=== TASK REQUIREMENTS ===
Go through the records below from the first line and print each one exactly, stopping after the line that contains "from matplotlib.ticker import FuncFormatter, FixedLocator". Do not print pictures or anything past that line.

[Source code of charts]
########

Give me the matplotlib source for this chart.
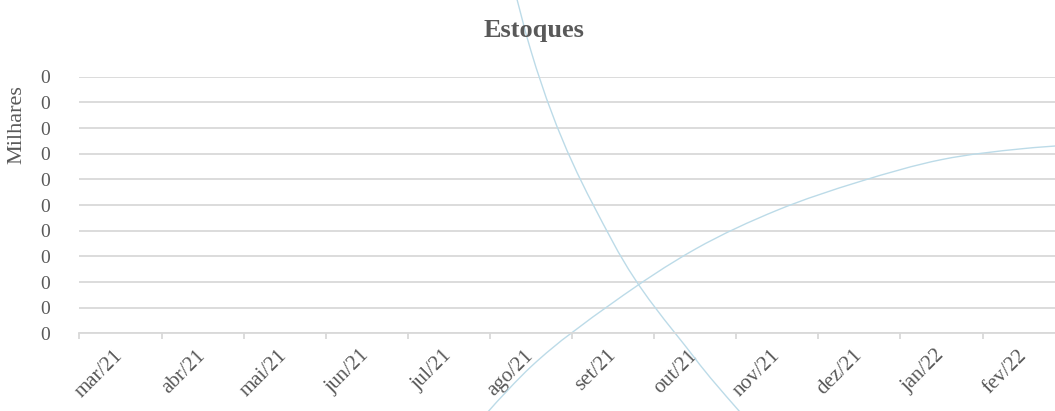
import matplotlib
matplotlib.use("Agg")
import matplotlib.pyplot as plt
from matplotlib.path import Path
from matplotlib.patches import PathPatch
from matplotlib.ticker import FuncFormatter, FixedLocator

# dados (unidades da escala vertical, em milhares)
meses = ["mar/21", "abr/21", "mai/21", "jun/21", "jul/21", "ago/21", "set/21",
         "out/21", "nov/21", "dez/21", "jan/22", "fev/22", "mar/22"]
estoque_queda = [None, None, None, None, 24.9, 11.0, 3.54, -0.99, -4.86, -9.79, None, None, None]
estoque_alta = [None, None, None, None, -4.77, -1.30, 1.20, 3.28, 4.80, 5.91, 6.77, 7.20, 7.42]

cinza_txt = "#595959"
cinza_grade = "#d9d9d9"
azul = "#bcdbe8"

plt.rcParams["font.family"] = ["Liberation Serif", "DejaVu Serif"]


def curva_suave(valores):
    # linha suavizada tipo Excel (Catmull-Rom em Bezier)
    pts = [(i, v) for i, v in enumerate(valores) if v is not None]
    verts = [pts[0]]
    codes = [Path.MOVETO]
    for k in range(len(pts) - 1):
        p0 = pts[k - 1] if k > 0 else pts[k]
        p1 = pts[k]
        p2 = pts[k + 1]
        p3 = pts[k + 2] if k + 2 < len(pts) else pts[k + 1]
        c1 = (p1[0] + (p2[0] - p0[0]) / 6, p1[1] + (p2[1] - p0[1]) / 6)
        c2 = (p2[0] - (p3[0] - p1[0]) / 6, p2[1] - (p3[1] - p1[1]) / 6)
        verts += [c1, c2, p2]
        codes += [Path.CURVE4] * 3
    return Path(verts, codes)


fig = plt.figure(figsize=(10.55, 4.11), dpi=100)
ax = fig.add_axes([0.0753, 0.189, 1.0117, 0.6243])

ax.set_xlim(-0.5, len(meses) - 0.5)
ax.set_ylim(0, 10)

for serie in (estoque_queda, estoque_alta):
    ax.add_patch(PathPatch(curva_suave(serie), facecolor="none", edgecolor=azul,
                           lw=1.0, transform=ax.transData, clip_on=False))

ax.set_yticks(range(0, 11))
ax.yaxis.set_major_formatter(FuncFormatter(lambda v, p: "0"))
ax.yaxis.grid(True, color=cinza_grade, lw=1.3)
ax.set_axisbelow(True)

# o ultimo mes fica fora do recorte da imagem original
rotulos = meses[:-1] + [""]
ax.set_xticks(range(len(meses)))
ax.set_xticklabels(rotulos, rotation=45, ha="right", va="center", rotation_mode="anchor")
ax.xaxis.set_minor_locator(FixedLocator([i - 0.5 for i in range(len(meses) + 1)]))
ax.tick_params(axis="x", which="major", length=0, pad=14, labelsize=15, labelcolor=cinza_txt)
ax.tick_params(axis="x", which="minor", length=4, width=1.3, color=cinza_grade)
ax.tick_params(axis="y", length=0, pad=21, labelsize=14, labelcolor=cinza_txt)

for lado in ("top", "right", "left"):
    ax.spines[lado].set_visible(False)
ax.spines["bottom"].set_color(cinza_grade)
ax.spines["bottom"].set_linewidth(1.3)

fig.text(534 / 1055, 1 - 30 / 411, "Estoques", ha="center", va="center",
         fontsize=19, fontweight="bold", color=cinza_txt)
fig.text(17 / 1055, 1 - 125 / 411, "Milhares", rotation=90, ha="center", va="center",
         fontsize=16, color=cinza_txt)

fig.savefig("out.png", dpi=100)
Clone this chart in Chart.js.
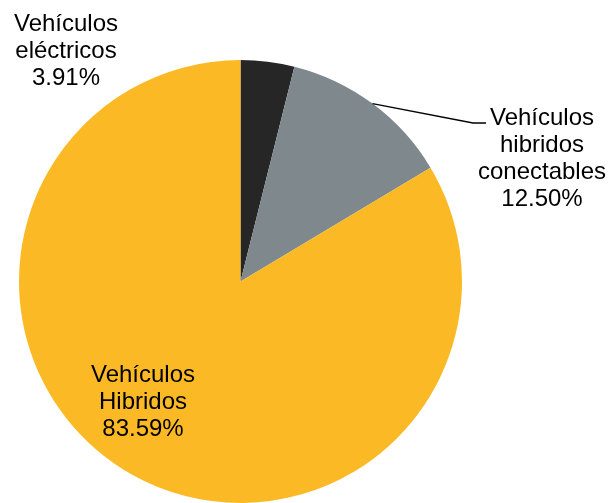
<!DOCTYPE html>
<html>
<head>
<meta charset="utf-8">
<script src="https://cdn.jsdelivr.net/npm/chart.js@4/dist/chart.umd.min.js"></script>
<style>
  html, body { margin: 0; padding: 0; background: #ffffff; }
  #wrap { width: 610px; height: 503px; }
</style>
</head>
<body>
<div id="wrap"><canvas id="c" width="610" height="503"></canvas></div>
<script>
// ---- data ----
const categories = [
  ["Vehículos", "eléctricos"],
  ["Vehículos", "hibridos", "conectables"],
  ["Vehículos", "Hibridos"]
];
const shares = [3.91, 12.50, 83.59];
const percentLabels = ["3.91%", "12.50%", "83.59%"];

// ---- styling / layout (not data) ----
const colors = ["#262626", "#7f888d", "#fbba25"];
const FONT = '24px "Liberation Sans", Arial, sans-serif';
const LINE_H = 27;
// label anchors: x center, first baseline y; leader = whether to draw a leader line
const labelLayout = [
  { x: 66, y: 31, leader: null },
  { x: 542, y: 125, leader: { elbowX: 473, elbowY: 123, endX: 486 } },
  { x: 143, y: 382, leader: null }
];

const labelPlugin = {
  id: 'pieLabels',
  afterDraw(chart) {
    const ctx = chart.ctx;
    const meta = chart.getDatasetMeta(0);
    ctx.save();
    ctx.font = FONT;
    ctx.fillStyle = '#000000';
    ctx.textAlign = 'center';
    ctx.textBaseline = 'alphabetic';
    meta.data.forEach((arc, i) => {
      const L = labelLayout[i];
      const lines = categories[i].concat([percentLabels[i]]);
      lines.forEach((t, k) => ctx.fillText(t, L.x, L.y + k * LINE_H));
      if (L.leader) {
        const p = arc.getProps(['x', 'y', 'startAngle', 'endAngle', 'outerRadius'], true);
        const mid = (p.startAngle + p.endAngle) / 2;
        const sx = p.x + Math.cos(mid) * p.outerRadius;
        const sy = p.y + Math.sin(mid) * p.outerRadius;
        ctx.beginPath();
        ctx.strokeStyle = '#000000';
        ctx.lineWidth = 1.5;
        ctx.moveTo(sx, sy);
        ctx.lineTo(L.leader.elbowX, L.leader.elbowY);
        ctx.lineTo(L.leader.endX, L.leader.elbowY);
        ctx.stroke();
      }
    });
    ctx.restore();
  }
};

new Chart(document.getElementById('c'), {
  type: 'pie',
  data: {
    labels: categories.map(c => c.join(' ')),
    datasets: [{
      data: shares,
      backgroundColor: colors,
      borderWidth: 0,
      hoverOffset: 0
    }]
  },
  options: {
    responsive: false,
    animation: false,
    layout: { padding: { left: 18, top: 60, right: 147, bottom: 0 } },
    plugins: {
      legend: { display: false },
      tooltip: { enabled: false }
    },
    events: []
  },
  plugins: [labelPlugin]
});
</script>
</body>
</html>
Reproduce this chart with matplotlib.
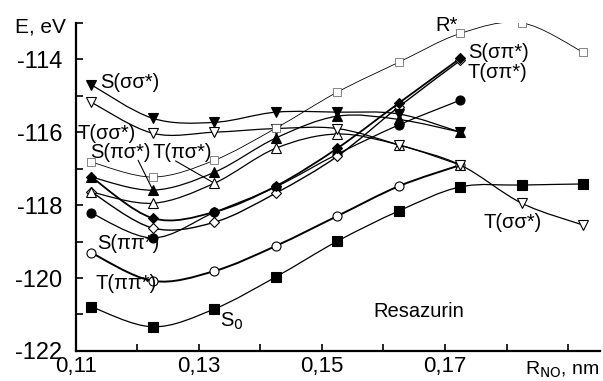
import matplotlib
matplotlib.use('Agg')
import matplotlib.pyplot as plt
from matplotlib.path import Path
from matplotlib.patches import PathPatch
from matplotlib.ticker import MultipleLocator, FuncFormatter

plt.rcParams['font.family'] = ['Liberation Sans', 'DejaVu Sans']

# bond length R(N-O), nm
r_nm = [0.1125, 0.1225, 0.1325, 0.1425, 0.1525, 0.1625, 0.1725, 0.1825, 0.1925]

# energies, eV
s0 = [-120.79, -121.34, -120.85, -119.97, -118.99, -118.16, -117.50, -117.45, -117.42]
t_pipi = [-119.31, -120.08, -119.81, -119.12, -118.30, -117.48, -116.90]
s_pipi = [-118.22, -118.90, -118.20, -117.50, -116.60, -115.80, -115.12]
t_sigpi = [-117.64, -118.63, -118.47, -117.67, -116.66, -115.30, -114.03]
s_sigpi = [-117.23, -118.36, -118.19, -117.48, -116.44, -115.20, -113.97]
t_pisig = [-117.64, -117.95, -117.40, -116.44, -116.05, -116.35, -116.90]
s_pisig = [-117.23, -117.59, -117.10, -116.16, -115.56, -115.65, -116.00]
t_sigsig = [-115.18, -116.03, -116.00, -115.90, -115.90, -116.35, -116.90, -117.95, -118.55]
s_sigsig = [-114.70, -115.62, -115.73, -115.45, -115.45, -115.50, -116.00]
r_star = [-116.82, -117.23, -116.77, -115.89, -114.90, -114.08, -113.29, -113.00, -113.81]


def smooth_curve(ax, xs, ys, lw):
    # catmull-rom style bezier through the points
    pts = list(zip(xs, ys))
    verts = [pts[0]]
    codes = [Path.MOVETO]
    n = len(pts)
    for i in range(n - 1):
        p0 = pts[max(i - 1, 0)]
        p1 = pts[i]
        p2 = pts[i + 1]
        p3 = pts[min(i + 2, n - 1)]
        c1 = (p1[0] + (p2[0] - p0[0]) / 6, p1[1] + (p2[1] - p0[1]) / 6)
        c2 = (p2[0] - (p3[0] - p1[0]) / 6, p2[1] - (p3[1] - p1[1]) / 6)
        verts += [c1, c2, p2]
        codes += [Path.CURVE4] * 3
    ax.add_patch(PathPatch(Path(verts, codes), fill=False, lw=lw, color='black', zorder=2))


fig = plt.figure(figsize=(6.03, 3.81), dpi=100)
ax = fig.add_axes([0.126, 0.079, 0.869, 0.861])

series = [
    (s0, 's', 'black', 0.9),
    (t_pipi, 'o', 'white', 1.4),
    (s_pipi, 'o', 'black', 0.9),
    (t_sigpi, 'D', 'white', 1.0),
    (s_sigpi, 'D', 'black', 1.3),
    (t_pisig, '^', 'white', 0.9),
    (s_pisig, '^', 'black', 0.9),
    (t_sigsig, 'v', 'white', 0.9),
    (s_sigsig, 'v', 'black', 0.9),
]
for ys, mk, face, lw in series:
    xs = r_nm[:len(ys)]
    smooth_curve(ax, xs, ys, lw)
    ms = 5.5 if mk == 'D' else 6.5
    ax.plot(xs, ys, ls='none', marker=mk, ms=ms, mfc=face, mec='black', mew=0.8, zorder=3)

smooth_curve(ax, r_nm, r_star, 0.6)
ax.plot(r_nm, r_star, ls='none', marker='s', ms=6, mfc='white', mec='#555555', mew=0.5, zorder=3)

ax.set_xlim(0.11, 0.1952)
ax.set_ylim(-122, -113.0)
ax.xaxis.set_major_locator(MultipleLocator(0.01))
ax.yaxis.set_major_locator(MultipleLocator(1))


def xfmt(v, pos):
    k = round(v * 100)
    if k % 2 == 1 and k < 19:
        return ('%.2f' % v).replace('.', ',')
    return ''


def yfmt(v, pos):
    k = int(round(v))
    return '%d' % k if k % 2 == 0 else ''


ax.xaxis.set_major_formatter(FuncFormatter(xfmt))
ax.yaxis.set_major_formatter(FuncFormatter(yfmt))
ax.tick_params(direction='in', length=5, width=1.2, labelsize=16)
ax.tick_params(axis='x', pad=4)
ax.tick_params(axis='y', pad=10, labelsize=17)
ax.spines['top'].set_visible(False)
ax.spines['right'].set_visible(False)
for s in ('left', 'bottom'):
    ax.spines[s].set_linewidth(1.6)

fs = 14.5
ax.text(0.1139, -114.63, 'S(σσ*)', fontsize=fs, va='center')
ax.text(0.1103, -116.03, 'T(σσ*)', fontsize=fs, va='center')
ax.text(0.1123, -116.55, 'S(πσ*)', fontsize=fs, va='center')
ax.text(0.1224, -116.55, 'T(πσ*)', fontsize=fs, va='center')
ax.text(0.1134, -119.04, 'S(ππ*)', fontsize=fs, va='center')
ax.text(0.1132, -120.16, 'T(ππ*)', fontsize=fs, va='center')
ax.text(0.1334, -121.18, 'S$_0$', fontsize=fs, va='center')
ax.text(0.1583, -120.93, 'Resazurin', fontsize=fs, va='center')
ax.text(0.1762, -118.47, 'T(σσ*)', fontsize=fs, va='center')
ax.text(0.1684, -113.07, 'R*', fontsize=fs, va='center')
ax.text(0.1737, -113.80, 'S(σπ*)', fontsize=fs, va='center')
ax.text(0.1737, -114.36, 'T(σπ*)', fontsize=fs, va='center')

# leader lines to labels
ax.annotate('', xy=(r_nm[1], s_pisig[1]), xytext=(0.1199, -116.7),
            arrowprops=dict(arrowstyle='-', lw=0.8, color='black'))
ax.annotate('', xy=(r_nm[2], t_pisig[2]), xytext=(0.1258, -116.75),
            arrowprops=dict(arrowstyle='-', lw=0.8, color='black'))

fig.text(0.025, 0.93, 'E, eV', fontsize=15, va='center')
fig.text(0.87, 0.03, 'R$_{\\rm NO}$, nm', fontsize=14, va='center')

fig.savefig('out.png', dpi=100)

########

=== THE RESULT ===
Give me the matplotlib source for this chart.
import matplotlib
matplotlib.use("Agg")
import matplotlib.pyplot as plt
from matplotlib.path import Path
from matplotlib.patches import PathPatch
from matplotlib.ticker import FuncFormatter, FixedLocator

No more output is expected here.